Task to carry out
Retype every line from the start of the data down to and including the line with "from matplotlib.ticker import". Skip the pictures.
****
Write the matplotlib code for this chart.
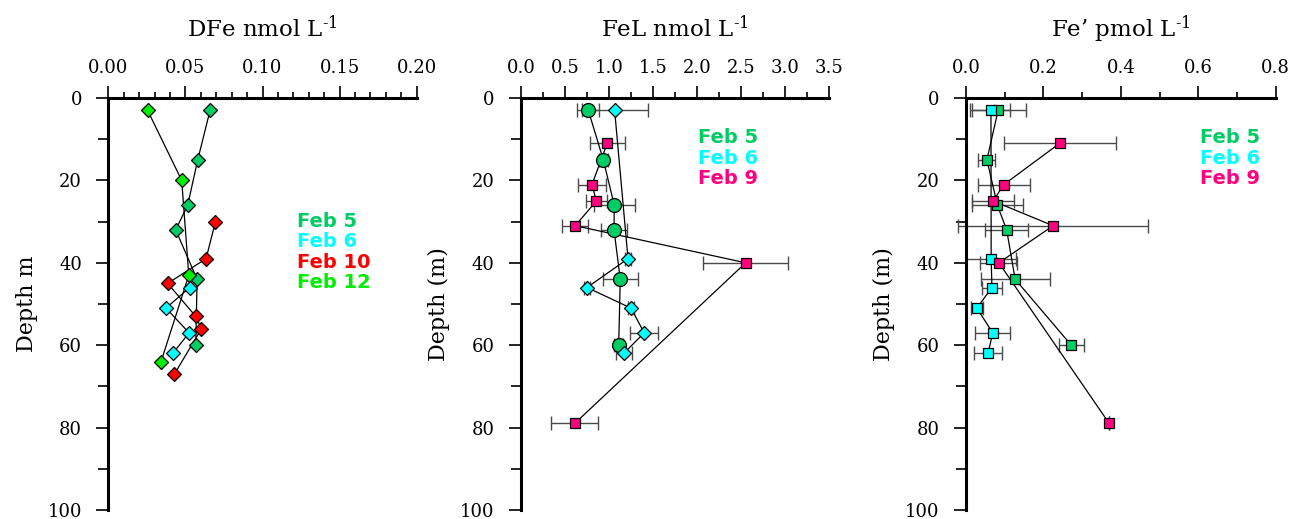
import matplotlib
matplotlib.use("Agg")
import matplotlib.pyplot as plt
from matplotlib.ticker import MultipleLocator, FormatStrFormatter

# ---------------- data ----------------
# DFe (nmol/L)
dfe_feb5_depth = [3, 15, 26, 32, 44, 60]
dfe_feb5 = [0.066, 0.058, 0.0515, 0.0437, 0.0576, 0.0567]
dfe_feb6_depth = [46, 51, 57, 62]
dfe_feb6 = [0.0528, 0.0374, 0.0524, 0.0418]
dfe_feb10_depth = [30, 39, 45, 53, 56, 67]
dfe_feb10 = [0.0695, 0.0634, 0.0385, 0.0567, 0.0604, 0.0429]
dfe_feb12_depth = [3, 20, 43, 64]
dfe_feb12 = [0.0255, 0.0476, 0.0522, 0.0342]

# FeL (nmol/L)
fel_feb5_depth = [3, 15, 26, 32, 44, 60]
fel_feb5 = [0.765, 0.935, 1.06, 1.057, 1.128, 1.11]
fel_feb5_err = [0.125, 0.05, 0.23, 0.15, 0.2, 0.05]
fel_feb6_depth = [3, 39, 46, 51, 57, 62]
fel_feb6 = [1.064, 1.216, 0.75, 1.25, 1.40, 1.167]
fel_feb6_err = [0.375, 0.03, 0.03, 0.03, 0.16, 0.09]
fel_feb9_depth = [11, 21, 25, 31, 40, 79]
fel_feb9 = [0.98, 0.807, 0.856, 0.617, 2.553, 0.61]
fel_feb9_err = [0.2, 0.16, 0.12, 0.15, 0.48, 0.27]

# Fe' (pmol/L)
fep_feb5_depth = [3, 15, 26, 32, 44, 60]
fep_feb5 = [0.083, 0.054, 0.081, 0.105, 0.127, 0.272]
fep_feb5_err = [0.072, 0.022, 0.065, 0.055, 0.089, 0.032]
fep_feb6_depth = [3, 39, 46, 51, 57, 62]
fep_feb6 = [0.0645, 0.065, 0.067, 0.028, 0.069, 0.057]
fep_feb6_err = [0.05, 0.065, 0.025, 0.016, 0.045, 0.037]
fep_feb9_depth = [11, 21, 25, 31, 40, 79]
fep_feb9 = [0.242, 0.098, 0.07, 0.225, 0.085, 0.37]
fep_feb9_err = [0.145, 0.068, 0.054, 0.245, 0.048, 0.0]

C5 = '#00CC66'
C6 = '#00FFFF'
C9 = '#FF0080'
C10 = '#FF0000'
C12 = '#00EE00'

SERIF = 'DejaVu Serif'
plt.rcParams['font.family'] = SERIF
plt.rcParams['mathtext.fontset'] = 'dejavuserif'

fig = plt.figure(figsize=(12.91, 5.19), dpi=100)
W, H = 1291.0, 519.0
top_px, bot_px = 98.0, 510.0
panels = [(108.3, 416.7), (521.0, 829.0), (966.0, 1275.7)]
axes = []
for (l, r) in panels:
    ax = fig.add_axes([l / W, 1 - bot_px / H, (r - l) / W, (bot_px - top_px) / H])
    axes.append(ax)


def style(ax, xmax, major, minor, fmt, title, ylabel):
    ax.set_xlim(0, xmax)
    ax.set_ylim(100, 0)
    ax.xaxis.tick_top()
    ax.xaxis.set_label_position('top')
    ax.xaxis.set_major_locator(MultipleLocator(major))
    ax.xaxis.set_minor_locator(MultipleLocator(minor))
    ax.xaxis.set_major_formatter(FormatStrFormatter(fmt))
    ax.yaxis.set_major_locator(MultipleLocator(20))
    ax.yaxis.set_minor_locator(MultipleLocator(10))
    for s in ('right', 'bottom'):
        ax.spines[s].set_visible(False)
    for s in ('top', 'left'):
        ax.spines[s].set_linewidth(2.2)
    ax.tick_params(axis='x', which='major', direction='out', length=9, width=1.2,
                   labelsize=13, pad=6)
    ax.tick_params(axis='x', which='minor', direction='out', length=4, width=1.2)
    ax.tick_params(axis='y', which='major', direction='out', length=9, width=1.2,
                   labelsize=13, pad=10)
    ax.tick_params(axis='y', which='minor', direction='out', length=7, width=1.2)
    ax.set_xlabel(title, fontsize=16.5, labelpad=16)
    ax.set_ylabel(ylabel, fontsize=16, labelpad=7)
    ax.patch.set_visible(False)


def series(ax, x, y, color, marker, ms, xerr=None):
    if xerr is not None:
        ax.errorbar(x, y, xerr=xerr, fmt='none', ecolor='#4a4a4a', elinewidth=1.0,
                    capsize=5, capthick=1.0, zorder=2, clip_on=False)
    ax.plot(x, y, color='black', lw=0.9, zorder=3, clip_on=False)
    ax.plot(x, y, linestyle='none', marker=marker, ms=ms, mfc=color, mec='black',
            mew=0.9, zorder=4, clip_on=False)


SUP = '$^{\\text{-1}}$'

# Panel 1: DFe
ax = axes[0]
style(ax, 0.20, 0.05, 0.01, '%.2f', 'DFe nmol L' + SUP, 'Depth m')
series(ax, dfe_feb5, dfe_feb5_depth, C5, 'D', 7.2)
series(ax, dfe_feb12, dfe_feb12_depth, C12, 'D', 7.2)
series(ax, dfe_feb10, dfe_feb10_depth, C10, 'D', 7.2)
series(ax, dfe_feb6, dfe_feb6_depth, C6, 'D', 7.2)
leg1 = [('Feb 5', C5), ('Feb 6', C6), ('Feb 10', C10), ('Feb 12', C12)]
for i, (t, c) in enumerate(leg1):
    ax.text(0.1225, 29.9 + i * 5.0, t, color=c, fontsize=14, fontweight='bold',
            family='DejaVu Sans', va='center', ha='left')

# Panel 2: FeL
ax = axes[1]
style(ax, 3.5, 0.5, 0.25, '%.1f', 'FeL nmol L' + SUP, 'Depth (m)')
series(ax, fel_feb5, fel_feb5_depth, C5, 'o', 10, fel_feb5_err)
series(ax, fel_feb6, fel_feb6_depth, C6, 'D', 6.8, fel_feb6_err)
series(ax, fel_feb9, fel_feb9_depth, C9, 's', 7.2, fel_feb9_err)
leg2 = [('Feb 5', C5), ('Feb 6', C6), ('Feb 9', C9)]
for i, (t, c) in enumerate(leg2):
    ax.text(2.01, 9.6 + i * 5.0, t, color=c, fontsize=14, fontweight='bold',
            family='DejaVu Sans', va='center', ha='left')

# Panel 3: Fe'
ax = axes[2]
style(ax, 0.8, 0.2, 0.1, '%.1f', 'Fe\u2019 pmol L' + SUP, 'Depth (m)')
series(ax, fep_feb5, fep_feb5_depth, C5, 's', 7.4, fep_feb5_err)
series(ax, fep_feb6, fep_feb6_depth, C6, 's', 7.4, fep_feb6_err)
series(ax, fep_feb9, fep_feb9_depth, C9, 's', 7.4, fep_feb9_err)
for i, (t, c) in enumerate(leg2):
    ax.text(0.604, 9.6 + i * 5.0, t, color=c, fontsize=14, fontweight='bold',
            family='DejaVu Sans', va='center', ha='left')

fig.savefig('out.png', dpi=100)
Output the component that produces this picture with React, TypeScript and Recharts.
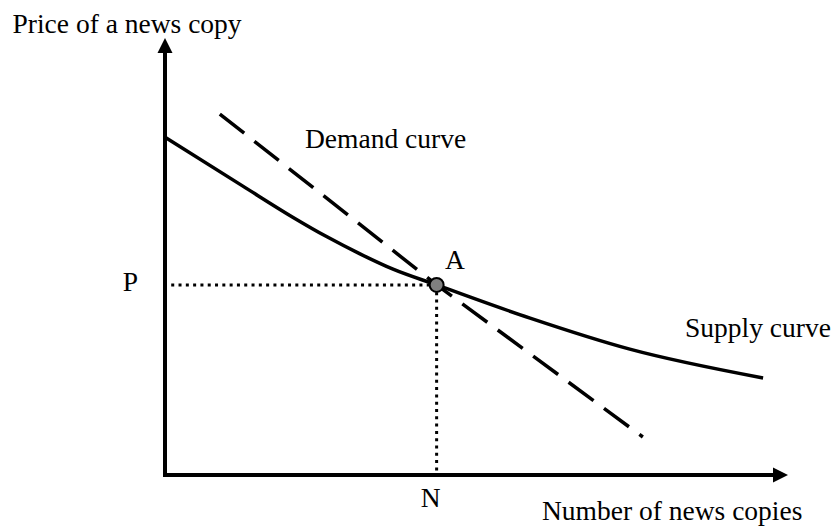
import React from 'react';
import {
  ComposedChart,
  Line,
  XAxis,
  YAxis,
  ReferenceLine,
  ReferenceDot,
} from 'recharts';

// equilibrium point A
const A_X = 43.6;
const A_Y = 43.5;

const supplyX = [0, 12.5, 20.5, 26.0, 31.3, 36.6, A_X, 58.6, 74.6, 96.0];
const supplyY = [77.3, 66.1, 59.0, 54.5, 50.6, 47.1, A_Y, 35.9, 28.8, 22.2];

const demandX = [8.8, A_X, 76.7];
const demandY = [82.6, A_Y, 8.7];

const xTickLabels = ['N'];
const yTickLabels = ['P'];

const supplyData = supplyX.map((x, i) => ({ x, y: supplyY[i] }));
const demandData = demandX.map((x, i) => ({ x, y: demandY[i] }));

const FONT = "'Liberation Serif', 'Times New Roman', serif";
const FS = 27.5;

const ArrowLine = (props: any) => {
  const { x1, y1, x2, y2 } = props;
  const dx = x2 - x1;
  const dy = y2 - y1;
  const len = Math.hypot(dx, dy) || 1;
  const ux = dx / len;
  const uy = dy / len;
  const head = 15;
  const half = 7.5;
  const bx = x2 - ux * head;
  const by = y2 - uy * head;
  return (
    <g>
      <line x1={x1} y1={y1} x2={bx} y2={by} stroke="#000" strokeWidth={4} strokeLinecap="square" />
      <polygon
        points={`${x2},${y2} ${bx - uy * half},${by + ux * half} ${bx + uy * half},${by - ux * half}`}
        fill="#000"
      />
    </g>
  );
};

const textStyle = { fontFamily: FONT, fontSize: FS, fill: '#000' };

export default function App() {
  return (
    <div style={{ position: 'absolute', left: 0, top: 0, background: '#fff', fontFamily: FONT }}>
      <ComposedChart
        width={839}
        height={532}
        margin={{ top: 38, right: 51, bottom: 0, left: 0 }}
      >
        <XAxis
          type="number"
          dataKey="x"
          domain={[0, 100]}
          ticks={[A_X]}
          interval={0}
          tickFormatter={(_v: number, i: number) => xTickLabels[i]}
          axisLine={false}
          tickLine={false}
          tickSize={0}
          tickMargin={12}
          height={57}
          tick={{ ...textStyle, dx: -6 }}
        />
        <YAxis
          type="number"
          dataKey="y"
          domain={[0, 100]}
          ticks={[A_Y]}
          interval={0}
          tickFormatter={(_v: number, i: number) => yTickLabels[i]}
          axisLine={false}
          tickLine={false}
          tickSize={0}
          tickMargin={27}
          width={165}
          tick={{ ...textStyle, dy: -4 }}
        />
        {/* dotted guides to P and N */}
        <ReferenceLine
          segment={[{ x: 1, y: A_Y }, { x: A_X, y: A_Y }]}
          stroke="#000"
          strokeWidth={3}
          strokeDasharray="3 4.3"
          ifOverflow="visible"
        />
        <ReferenceLine
          segment={[{ x: A_X, y: A_Y }, { x: A_X, y: 0 }]}
          stroke="#000"
          strokeWidth={3}
          strokeDasharray="3 4.3"
          ifOverflow="visible"
        />
        {/* axes with arrows */}
        <ReferenceLine
          segment={[{ x: 0, y: 0 }, { x: 100, y: 0 }]}
          ifOverflow="visible"
          shape={ArrowLine}
        />
        <ReferenceLine
          segment={[{ x: 0, y: 0 }, { x: 0, y: 100 }]}
          ifOverflow="visible"
          shape={ArrowLine}
        />
        <Line
          data={demandData}
          dataKey="y"
          type="linear"
          stroke="#000"
          strokeWidth={3.5}
          strokeDasharray="31 13"
          dot={false}
          activeDot={false}
          isAnimationActive={false}
        />
        <Line
          data={supplyData}
          dataKey="y"
          type="monotone"
          stroke="#000"
          strokeWidth={3.5}
          dot={false}
          activeDot={false}
          isAnimationActive={false}
        />
        <ReferenceDot
          x={A_X}
          y={A_Y}
          r={7}
          fill="#808080"
          stroke="#000"
          strokeWidth={2}
          ifOverflow="visible"
        />
        <text x={12.5} y={33} style={textStyle}>Price of a news copy</text>
        <text x={542} y={520} style={textStyle}>Number of news copies</text>
        <text x={305} y={148} style={textStyle}>Demand curve</text>
        <text x={685} y={337} style={textStyle}>Supply curve</text>
        <text x={445} y={269} style={textStyle}>A</text>
      </ComposedChart>
    </div>
  );
}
****
Correct output
Write the matplotlib code for this chart.
import matplotlib
matplotlib.use("Agg")
import matplotlib.pyplot as plt
from matplotlib.ticker import MultipleLocator, FormatStrFormatter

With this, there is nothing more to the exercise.